Married At First Sight’s Rotten Core, Panorama Exposes The Abuse Behind The Romance

A new Panorama investigation has placed Married at First Sight UK under intense scrutiny after allegations of rape, sexual assault and a non-consensual sex act were raised by three former participants. The programme, The Dark Side of Married at First Sight, focuses on claims from two women identified as Lizzie and Chloe, with actors voicing their accounts, and a third woman, Shona Manderson, speaking on camera.

The central issue is not only what the women say happened on the show, but also what production staff knew, when they knew it, and whether filming should have stopped. That question now sits at the centre of wider concern about duty of care on reality television, especially when contributors are placed under pressure, isolated from support networks and pushed into situations designed to heighten conflict.

Claims at the centre of the investigation

Lizzie says her on-screen husband became volatile during the couple’s “honeymoon” period and that the relationship turned violent after they started sleeping together. She says she was left with bruises and that he threatened to have acid thrown at her if she spoke about what had happened.

She also says she told the show’s makers, CPL Productions, about the threat and the bruising, yet filming went on and the programme was broadcast. Later, she says she disclosed that she had been raped, and Channel 4 was informed after transmission.

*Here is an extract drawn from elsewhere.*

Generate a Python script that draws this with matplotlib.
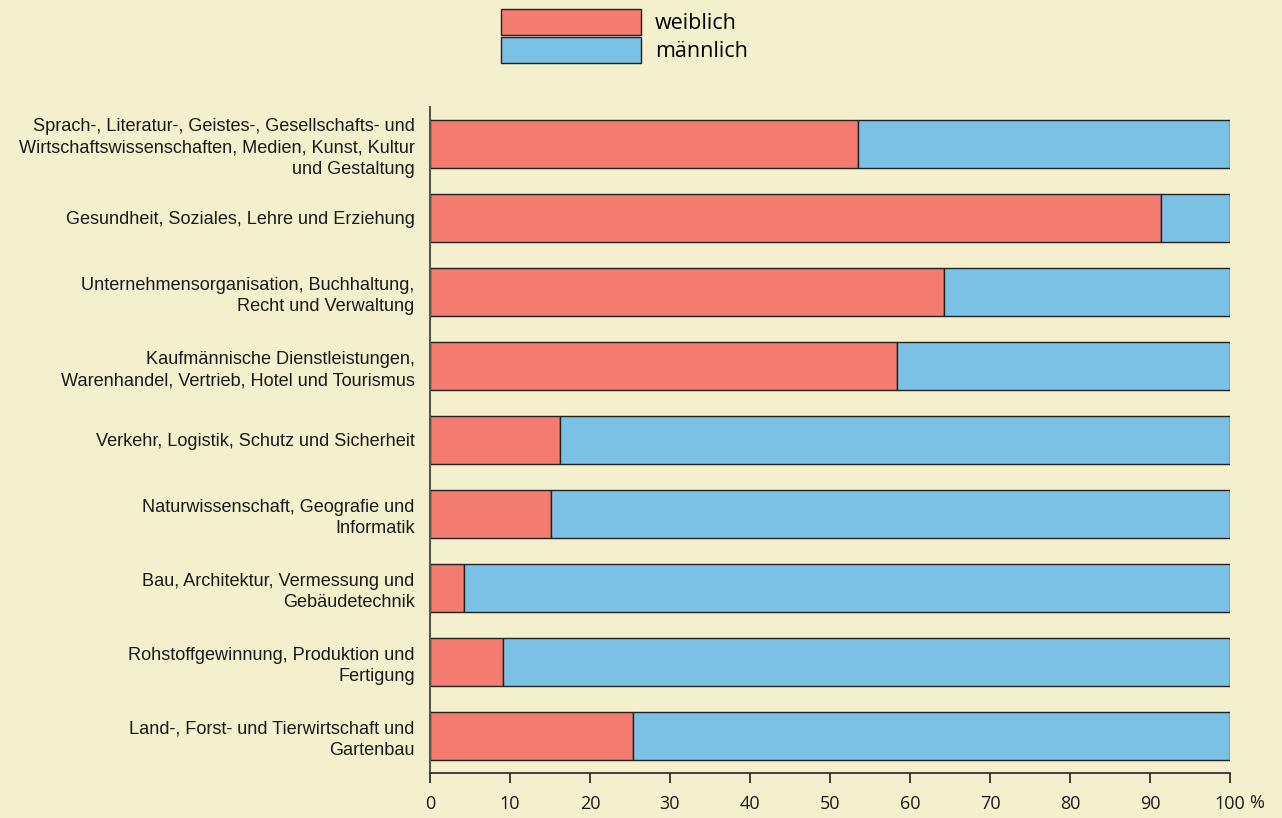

Chloe gives a similar account of a sexual encounter she says was not consensual. She says she told her on-screen husband “no,” but he allegedly ignored her refusal and continued, while she stayed still because she did not want tension when cameras were present.

What Channel 4 and CPL say

Channel 4 has said it would be wrong to judge contemporaneous welfare and editorial decisions using information that was not available at the time. CPL Productions says its welfare procedures are “gold standard” and “industry-leading,” signalling that it believes appropriate systems were in place.

The programme itself looks closely at timelines, including when specific allegations reached the broadcaster and the production company, and whether there was a point at which filming or broadcasting should have been halted. Those questions are likely to matter most to the external review into contributor welfare commissioned last month.

Why the allegations matter beyond one programme

The documentary also highlights the wider culture around reality television and the online reaction that often follows allegations of abuse. The responses already circulating on social media include claims that the women are lying because they did not report to police, alongside the argument that entering a reality show means accepting whatever happens next.

That framing matters because it reflects a broader social debate about consent, responsibility and the treatment of women who speak out. The programme suggests that these reactions reveal something deeper about sexual politics and about how violence against women can still be minimised or normalised.

A format designed to increase pressure

Married at First Sight UK is built around a high-risk premise. Strangers are matched, married, placed together in close quarters and then asked to build a relationship under constant filming, public scrutiny and producer-led challenges.

The show adds extra pressure through manufactured events such as group dinners and games that can force awkward comparisons and intensify conflict. In one example cited in the programme, contestants are asked to rank the attractiveness of others in front of their partners, a setup that can deepen resentment rather than reduce it.

That environment does not, on its own, explain any individual allegation, but it does help show why questions of welfare become so serious on a programme of this kind. When emotional pressure, isolation and performance demands are combined, the risk of harm rises sharply.

The broader warning for reality television

For viewers unfamiliar with the format, the allegations may seem shocking simply because the show’s premise already appears unusual. For more regular viewers, the concern is different: even strong screening, welfare checks and psychological support may not be enough when a programme depends on conflict between strangers in a tightly controlled setting.

The Panorama film argues that these conditions can make harmful behaviour harder to prevent and harder to detect in time. That is why the current review and any legal action that follows are likely to focus not only on the alleged incidents themselves, but also on the systems that surrounded them.

The episode leaves Married at First Sight UK facing a severe reputational blow, while also reopening a larger conversation about how much responsibility broadcasters carry when reality entertainment turns intimate, coercive and potentially criminal.